Mi hijo estaba perdido.

Llamé a mi esposo al trabajo. La batería de mi celular estaba baja.

"¡Moshé está perdido!", respiré. "Por favor. Toma el auto y encuéntralo". Corrí mientras hablaba, mi aliento saliendo en forma de pequeñas nubes con un matiz de miedo. Le conté la historia en fragmentos dispersos.

"No te preocupes", dijo mi esposo. "Esta es una ciudad muy segura. Probablemente se bajó en una parada anterior y se fue caminando a la clase".

"Él ni siquiera sabe donde es la clase", dije yo. "Toma el auto y busca por la ciudad".

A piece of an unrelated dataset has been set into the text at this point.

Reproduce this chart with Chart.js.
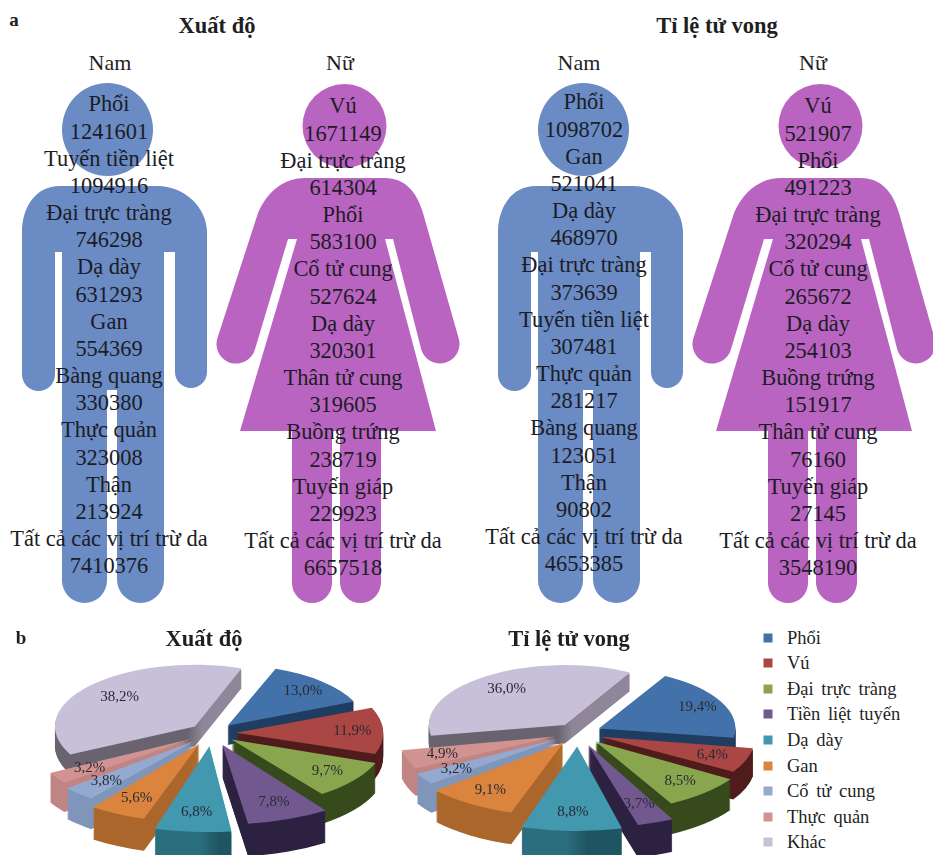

Corrí una cuadra hacia abajo y luego otra, haciendo una pausa en cada parada de autobús, escuchando a mi voz resquebrajarse mientras llamaba el nombre de mi hijo en el tranquilo aire nocturno.

Pensé en todas las cosas que se habían perdido hasta ese momento aquella noche.

-Unos cuantos dólares.

-Mi temperamento.

-La autoestima de mi hijo.

-Y ahora mi hijo.

"Dios, permíteme encontrarlo e intentaré que nunca más me afecte la pérdida de cosas pequeñas".

Repasé la lista en mi mente y una de las cosas no calzaba. Había estado tan mal. Tan mal. Demasiado mal.

"Por favor Dios", susurré. “Permíteme encontrarlo e intentéar que nunca más me afecte la pérdida de cosas pequeñas”.

Continué corriendo, izquierda, derecha, izquierda, llamando el nombre de mi hijo a los deslumbrantes faroles y a la oscura noche. Me fui corriendo todo el camino hasta casa. Mi madre, que estaba cuidando a los otros, abrió la puerta.

"Él lo encontró", dijo mi madre. “Se bajó en la parada equivocada y no te vio, así que se las arregló para encontrar su clase de arte por sí mismo. Está bien. Tu teléfono estaba apagado”.

Mi esposo lo encontró. Yo colapsé en una silla y lloré de alivio. Entonces mi hijo entró por la puerta y lo abracé fuerte, tan fuerte que no quería dejarlo ir, nunca.

Él se había bajado en la parada equivocada.

Yo también.

La próxima vez seré mucho más cuidadosa.